Rick and Morty
For efficiency’s sake, you could describe Rick and Morty to someone by calling it Futurama, just as an Adult Swim show, but to do so would be giving it short shrift. Sure, it’s got an imagination as expansive as it is twisted; in the world of Rick and Morty, a sci-fi cliché like a love potion is only ever about 20 minutes away from the complete destruction of all life on earth. And yes, it’s often at its funniest when going off on stoner-friendly riffs and tangents, with half of the first season’s best episode being entirely devoted to creator Justin Roiland improvising bizarre and bizarrely accurate TV show parodies.

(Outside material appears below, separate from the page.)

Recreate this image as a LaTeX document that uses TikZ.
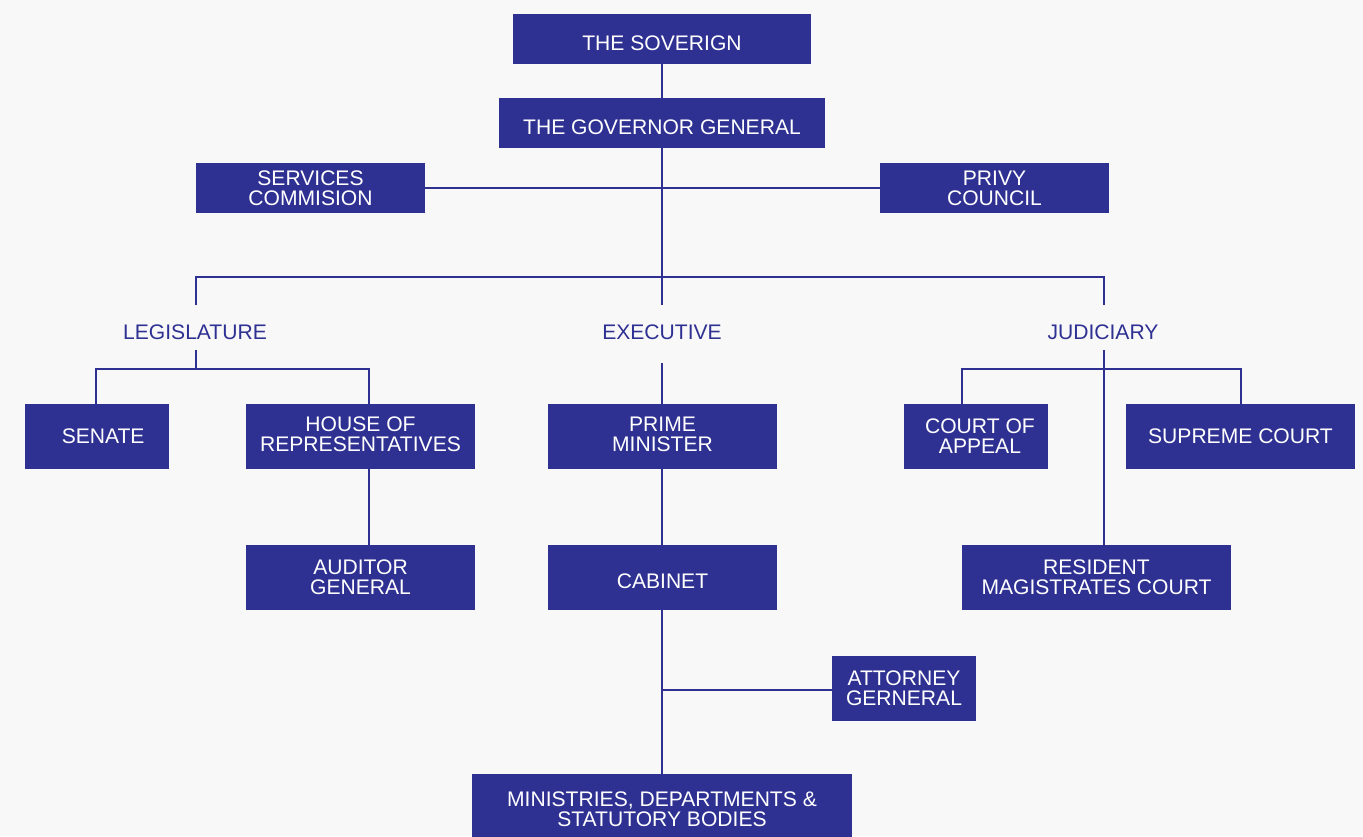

Look under that colourful and crass surface, though, and you’ll see that Rick and Morty is an experiment in controlled chaos executed with supreme skill. This won’t surprise anyone familiar with co-creator Dan Harmon’s other original creation, Community, but his instincts for strong storytelling and developing audience investment through continuity translate just as well to an animated playground. With infinite possibilities for where the show could go each week, Harmon and Roiland followed their absurdist desires with complete abandon, often exploring sci-fi concepts and tropes to their metaphysical limit.

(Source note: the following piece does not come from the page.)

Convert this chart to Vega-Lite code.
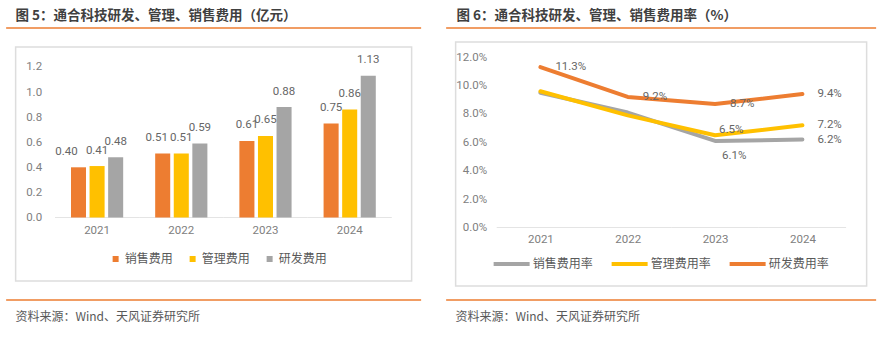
{
  "$schema": "https://vega.github.io/schema/vega-lite/v6.json",
  "background": "white",
  "padding": {"left": 5, "top": 8, "right": 0, "bottom": 0},
  "config": {
    "font": "Noto Sans CJK SC",
    "view": {"stroke": null},
    "axis": {"labelFont": "Roboto", "labelFontSize": 11.5, "labelColor": "#808080", "domain": false, "ticks": false, "grid": false, "title": null},
    "legend": {"labelFont": "Noto Sans CJK SC", "labelFontSize": 12, "labelColor": "#595959"}
  },
  "datasets": {
    "bars": [
      {"year": "2021", "series": "销售费用", "value": 0.40},
      {"year": "2022", "series": "销售费用", "value": 0.51},
      {"year": "2023", "series": "销售费用", "value": 0.61},
      {"year": "2024", "series": "销售费用", "value": 0.75},
      {"year": "2021", "series": "管理费用", "value": 0.41},
      {"year": "2022", "series": "管理费用", "value": 0.51},
      {"year": "2023", "series": "管理费用", "value": 0.65},
      {"year": "2024", "series": "管理费用", "value": 0.86},
      {"year": "2021", "series": "研发费用", "value": 0.48},
      {"year": "2022", "series": "研发费用", "value": 0.59},
      {"year": "2023", "series": "研发费用", "value": 0.88},
      {"year": "2024", "series": "研发费用", "value": 1.13}
    ],
    "lines": [
      {"year": "2021", "series": "销售费用率", "value": 0.095},
      {"year": "2022", "series": "销售费用率", "value": 0.081},
      {"year": "2023", "series": "销售费用率", "value": 0.061},
      {"year": "2024", "series": "销售费用率", "value": 0.062},
      {"year": "2021", "series": "管理费用率", "value": 0.096},
      {"year": "2022", "series": "管理费用率", "value": 0.079},
      {"year": "2023", "series": "管理费用率", "value": 0.065},
      {"year": "2024", "series": "管理费用率", "value": 0.072},
      {"year": "2021", "series": "研发费用率", "value": 0.113},
      {"year": "2022", "series": "研发费用率", "value": 0.092},
      {"year": "2023", "series": "研发费用率", "value": 0.087},
      {"year": "2024", "series": "研发费用率", "value": 0.094}
    ],
    "one": [{"k": 0}]
  },
  "spacing": 23,
  "resolve": {"scale": {"color": "independent", "x": "independent", "y": "independent", "xOffset": "independent"}, "legend": {"color": "independent"}},
  "hconcat": [
    {
      "spacing": 17,
      "center": true,
      "resolve": {"scale": {"color": "independent", "x": "independent", "y": "independent"}, "legend": {"color": "independent"}},
      "vconcat": [
        {
          "width": 415,
          "height": 1,
          "data": {"name": "one"},
          "title": {"text": "图 5：通合科技研发、管理、销售费用（亿元）", "anchor": "start", "dx": 10, "offset": -9, "baseline": "bottom", "fontSize": 13.5, "fontWeight": "bold", "color": "#404040", "font": "Noto Sans CJK SC"},
          "mark": {"type": "rule", "color": "#ED7D31", "strokeWidth": 1.5},
          "encoding": {"y": {"datum": 0, "axis": null}}
        },
        {
          "width": 396,
          "height": 234,
          "view": {"stroke": "#DDDDDD", "strokeWidth": 1.5},
          "data": {"name": "bars"},
          "encoding": {
            "x": {"field": "year", "type": "nominal", "scale": {"type": "band", "paddingInner": 0.38, "paddingOuter": 0.5415, "align": 0.607}, "axis": {"orient": "bottom", "offset": -63.5, "labelPadding": 7, "labelAngle": 0}},
            "y": {"field": "value", "type": "quantitative", "stack": null, "scale": {"domain": [-0.506, 1.3586], "nice": false, "zero": false}, "axis": {"values": [0, 0.2, 0.4, 0.6, 0.8, 1.0, 1.2], "format": ".1f", "offset": -29, "labelPadding": 3}},
            "xOffset": {"field": "series", "type": "nominal", "sort": ["销售费用", "管理费用", "研发费用"], "scale": {"paddingInner": 0.19, "paddingOuter": 0}}
          },
          "layer": [
            {
              "transform": [{"filter": "datum.series == '销售费用'"}],
              "mark": {"type": "tick", "orient": "horizontal", "color": "#D9D9D9", "thickness": 1, "size": 84.2},
              "encoding": {"y": {"datum": 0}, "xOffset": null}
            },
            {
              "mark": {"type": "bar"},
              "encoding": {
                "y2": {"datum": 0},
                "color": {"field": "series", "type": "nominal", "scale": {"domain": ["销售费用", "管理费用", "研发费用"], "range": ["#ED7D31", "#FFC000", "#A5A5A5"]}, "legend": {"orient": "none", "legendX": 94, "legendY": 206, "direction": "horizontal", "title": null, "symbolType": "square", "symbolSize": 36, "labelOffset": 3, "columnPadding": 13, "padding": 0}}
              }
            },
            {
              "transform": [{"filter": "!(datum.series == '销售费用' && (datum.year == '2021' || datum.year == '2022'))"}],
              "mark": {"type": "text", "baseline": "middle", "dy": -15.5, "fontSize": 11.5, "color": "#666666", "font": "Roboto"},
              "encoding": {"text": {"field": "value", "type": "quantitative", "format": ".2f"}}
            },
            {
              "transform": [{"filter": "datum.series == '销售费用' && datum.year == '2021'"}],
              "mark": {"type": "text", "baseline": "middle", "dy": -15.5, "dx": -12, "fontSize": 11.5, "color": "#666666", "font": "Roboto"},
              "encoding": {"text": {"field": "value", "type": "quantitative", "format": ".2f"}}
            },
            {
              "transform": [{"filter": "datum.series == '销售费用' && datum.year == '2022'"}],
              "mark": {"type": "text", "baseline": "middle", "dy": -15.5, "dx": -6, "fontSize": 11.5, "color": "#666666", "font": "Roboto"},
              "encoding": {"text": {"field": "value", "type": "quantitative", "format": ".2f"}}
            }
          ]
        },
        {
          "width": 415,
          "height": 1,
          "data": {"name": "one"},
          "title": {"text": "资料来源：Wind、天风证券研究所", "orient": "bottom", "anchor": "start", "dx": 10, "offset": 11, "baseline": "top", "fontSize": 12, "fontWeight": "normal", "color": "#595959", "font": "Noto Sans CJK SC"},
          "mark": {"type": "rule", "color": "#ED7D31", "strokeWidth": 1.5},
          "encoding": {"y": {"datum": 0, "axis": null}}
        }
      ]
    },
    {
      "spacing": 12,
      "center": true,
      "resolve": {"scale": {"color": "independent", "x": "independent", "y": "independent"}, "legend": {"color": "independent"}},
      "vconcat": [
        {
          "width": 430,
          "height": 1,
          "data": {"name": "one"},
          "title": {"text": "图 6：通合科技研发、管理、销售费用率（%）", "anchor": "start", "dx": 11, "offset": -9, "baseline": "bottom", "fontSize": 13.5, "fontWeight": "bold", "color": "#404040", "font": "Noto Sans CJK SC"},
          "mark": {"type": "rule", "color": "#ED7D31", "strokeWidth": 1.5},
          "encoding": {"y": {"datum": 0, "axis": null}}
        },
        {
          "width": 411,
          "height": 244,
          "view": {"stroke": "#DDDDDD", "strokeWidth": 1.5},
          "data": {"name": "lines"},
          "encoding": {
            "x": {"field": "year", "type": "nominal", "scale": {"type": "point", "padding": 0.853, "align": 0.569}, "axis": {"orient": "bottom", "offset": -58.5, "labelPadding": 6, "labelAngle": 0}},
            "y": {"field": "value", "type": "quantitative", "scale": {"domain": [-0.04123, 0.13071], "nice": false, "zero": false}, "axis": {"values": [0, 0.02, 0.04, 0.06, 0.08, 0.1, 0.12], "format": ".1%", "offset": -34, "labelPadding": 3}}
          },
          "layer": [
            {
              "transform": [{"filter": "datum.series == '销售费用率'"}],
              "mark": {"type": "tick", "orient": "horizontal", "color": "#D9D9D9", "thickness": 1, "size": 87.33},
              "encoding": {"y": {"datum": 0}}
            },
            {
              "mark": {"type": "line", "strokeWidth": 4, "strokeCap": "round", "strokeJoin": "round"},
              "encoding": {
                "color": {"field": "series", "type": "nominal", "scale": {"domain": ["销售费用率", "管理费用率", "研发费用率"], "range": ["#A5A5A5", "#FFC000", "#ED7D31"]}, "legend": {"orient": "none", "legendX": 36, "legendY": 202, "direction": "horizontal", "title": null, "symbolType": "stroke", "symbolSize": 1296, "symbolStrokeWidth": 4, "labelOffset": 1, "columnPadding": 10, "padding": 0}}
              }
            },
            {
              "transform": [{"filter": "datum.series == '研发费用率' || datum.year == '2024'"}],
              "mark": {"type": "text", "align": "left", "baseline": "middle", "dx": 15, "fontSize": 11.5, "color": "#666666", "font": "Roboto"},
              "encoding": {"text": {"field": "value", "type": "quantitative", "format": ".1%"}}
            },
            {
              "transform": [{"filter": "datum.series == '管理费用率' && datum.year == '2023'"}],
              "mark": {"type": "text", "align": "left", "baseline": "middle", "dx": 4, "dy": -5, "fontSize": 11.5, "color": "#666666", "font": "Roboto"},
              "encoding": {"text": {"field": "value", "type": "quantitative", "format": ".1%"}}
            },
            {
              "transform": [{"filter": "datum.series == '销售费用率' && datum.year == '2023'"}],
              "mark": {"type": "text", "align": "left", "baseline": "middle", "dx": 7, "dy": 15, "fontSize": 11.5, "color": "#666666", "font": "Roboto"},
              "encoding": {"text": {"field": "value", "type": "quantitative", "format": ".1%"}}
            }
          ]
        },
        {
          "width": 430,
          "height": 1,
          "data": {"name": "one"},
          "title": {"text": "资料来源：Wind、天风证券研究所", "orient": "bottom", "anchor": "start", "dx": 10, "offset": 11, "baseline": "top", "fontSize": 12, "fontWeight": "normal", "color": "#595959", "font": "Noto Sans CJK SC"},
          "mark": {"type": "rule", "color": "#ED7D31", "strokeWidth": 1.5},
          "encoding": {"y": {"datum": 0, "axis": null}}
        }
      ]
    }
  ]
}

Rick and Morty becoming 2014’s most accidently thought-provoking show did little to impede its showmanship. If all you needed was a laugh, you couldn’t have picked a funnier pairing to watch than the titular grandfather and grandson. Morty, while loveable as the universe’s punching bag, provides one of the more realistic takes on early teenage puberty you’ll find on TV. Meanwhile, Rick Sanchez is one of the breakout characters of the year, a mad scientist who can outwit the literal Devil one episode, then throw the Star-Wars-cantina-scene of house parties the next. Effortlessly bouncing from pop culture parody to philosophical comedy and back each week, the only thing you knew to expect from Rick and Morty was just how good every episode was going to be.